[What you are asked to do] Return the number of lines in which the word "chart" appears; add nothing else.

[Source data]

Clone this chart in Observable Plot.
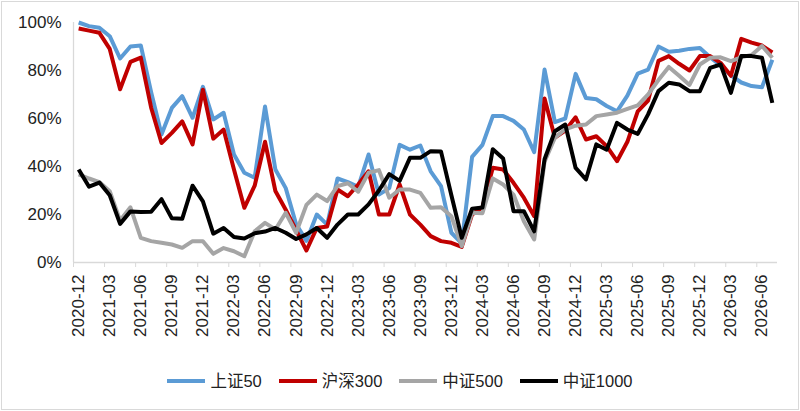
<!DOCTYPE html>
<html><head><meta charset="utf-8">
<script src="https://cdn.jsdelivr.net/npm/d3@7"></script>
<script src="https://cdn.jsdelivr.net/npm/@observablehq/plot@0.6"></script>
<style>
body{margin:0;background:#fff;}
#wrap{position:relative;width:800px;height:411px;overflow:hidden;background:#fff;font-family:"Liberation Sans","Noto Sans CJK SC",sans-serif;color:#222;}
#frame{position:absolute;left:1px;top:1px;right:1px;bottom:1px;border:1px solid #d9d9d9;pointer-events:none;}
#chart{position:absolute;left:0;top:0;}
#legend{position:absolute;left:0;top:369px;width:800px;display:flex;justify-content:center;gap:17px;font-size:16.5px;line-height:24px;}
.item{display:flex;align-items:center;gap:5px;}
.sw{width:38px;height:4px;}
</style>
</head><body>
<div id="wrap"><div id="chart"></div><div id="legend"></div><div id="frame"></div></div>
<script>
const months = ["2020-12",
"2021-01","2021-02","2021-03","2021-04","2021-05","2021-06","2021-07","2021-08","2021-09","2021-10","2021-11","2021-12",
"2022-01","2022-02","2022-03","2022-04","2022-05","2022-06","2022-07","2022-08","2022-09","2022-10","2022-11","2022-12",
"2023-01","2023-02","2023-03","2023-04","2023-05","2023-06","2023-07","2023-08","2023-09","2023-10","2023-11","2023-12",
"2024-01","2024-02","2024-03","2024-04","2024-05","2024-06","2024-07","2024-08","2024-09","2024-10","2024-11","2024-12",
"2025-01","2025-02","2025-03","2025-04","2025-05","2025-06","2025-07","2025-08","2025-09","2025-10","2025-11","2025-12",
"2026-01","2026-02","2026-03","2026-04","2026-05","2026-06","2026-07"];

const tickLabels = ["2020-12","2021-03","2021-06","2021-09","2021-12","2022-03","2022-06","2022-09","2022-12",
"2023-03","2023-06","2023-09","2023-12","2024-03","2024-06","2024-09","2024-12","2025-03","2025-06","2025-09",
"2025-12","2026-03","2026-06"];

const seriesNames = ["上证50","沪深300","中证500","中证1000"];
const seriesColors = ["#5b9bd5","#c00000","#a5a5a5","#000000"];

const sz50 = [100,98.5,97.8,94.3,85,90,90.4,71,53.3,64.4,69.3,60.3,73.2,
59.6,62.4,45,37.4,35.3,65,38.75,31,16,9,20,15.8,
35,33.5,31.5,45,28.3,31,49,47,48.75,38,31.8,12.4,
8,44,49,61,61,59,55.4,46,80.4,58.5,60,78.6,
68.5,68,65.2,63,69.5,78.7,80.4,90,87.8,88.2,89,89.4,
85.5,82,78,75,73.5,73,84.5];

const hs300 = [97.5,96.6,95.7,89,72.2,83.6,85.4,64.5,49.8,54,58.8,49.2,72,
51.6,55.4,38.75,22.8,32,50.3,29.8,22,13.5,5,14.4,15,
30.4,27.6,32.5,38,20,20,32.5,20,15.8,11,8.9,8.2,
6.5,20,23,39.5,38.75,33.2,27,19.3,68.3,52,55,60.5,
51.25,52.6,48.5,42.2,50.3,63,67.5,84,86,82.8,80,86,
86,83.2,77.8,93.2,91.6,90.4,87.5];

const zz500 = [36.7,35,33.5,29.7,17.5,23,10.3,8.9,8.2,7.5,6.1,8.9,8.9,
3.6,6,4.7,2.6,13,16.5,13.75,20.7,12.4,24,28.3,25.6,
31.8,33,29.5,37.4,38.5,27,30.4,30.4,29,22.8,23,19.3,
6.8,20.7,20.5,35,32.5,28.3,17.2,9.6,42,52,55.5,57,
57.5,61,61.7,62.4,64,65.5,70,76,81.5,77.8,74,82.5,
85.3,85.5,83.9,85.5,86.5,90.2,85.3];

const zz1000 = [38.75,31.6,33.3,28,16.1,21.3,21,21.1,26.4,18.4,18.2,32,25.5,
12,14.4,10.6,10,12.2,12.9,14.4,12.4,9.8,11.7,14.4,10.3,
15.8,20,20,24.2,30,36.8,34,43.6,43.6,46.4,46.2,28,
10.3,22.4,22.9,47.2,43.3,21.4,21.4,13,43,54.7,57.5,39.4,
34.6,49.2,47,58.2,55.4,53.6,61.7,71.4,74.9,74.2,71.4,71.4,
81.1,82.5,70.7,86,86,85.3,66.5];

const allSeries = [sz50, hs300, zz500, zz1000];
const data = seriesNames.flatMap((s, k) => allSeries[k].map((v, i) => ({i, month: months[i], v, s})));
const labelPos = tickLabels.map(l => months.indexOf(l));
const bounds = labelPos.map(p => p - 0.5);

const font = '"Liberation Sans","Noto Sans CJK SC",sans-serif';
const chart = Plot.plot({
  width: 800, height: 345,
  marginLeft: 73, marginRight: 23, marginTop: 22, marginBottom: 83,
  x: {domain: [-0.5, months.length - 0.5]},
  y: {domain: [0, 100]},
  color: {domain: seriesNames, range: seriesColors},
  style: {fontFamily: font, fontSize: "17px", color: "#222", background: "white", overflow: "visible"},
  marks: [
    Plot.ruleX([-0.5], {stroke: "#d9d9d9", strokeWidth: 1.3}),
    Plot.axisY({ticks: [0, 20, 40, 60, 80, 100], tickFormat: d => d + "%", tickSize: 0, tickPadding: 12, label: null, fontSize: 17}),
    Plot.axisX({ticks: bounds, tickFormat: () => "", tickSize: 5, stroke: "#d9d9d9", label: null}),
    Plot.axisX({ticks: labelPos, tickFormat: i => months[i], tickSize: 0, tickRotate: -90, tickPadding: 12, label: null, fontSize: 17}),
    Plot.ruleY([0], {stroke: "#d9d9d9", strokeWidth: 1.3}),
    Plot.line(data, {x: "i", y: "v", stroke: "s", strokeWidth: 4, strokeLinejoin: "round", strokeLinecap: "butt"})
  ]
});
document.getElementById("chart").appendChild(chart);

const legend = document.getElementById("legend");
seriesNames.forEach((s, k) => {
  const it = document.createElement("div");
  it.className = "item";
  const sw = document.createElement("span");
  sw.className = "sw";
  sw.style.background = seriesColors[k];
  const tx = document.createElement("span");
  tx.textContent = s;
  it.appendChild(sw); it.appendChild(tx);
  legend.appendChild(it);
});
</script>
</body></html>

[Problem solution] 5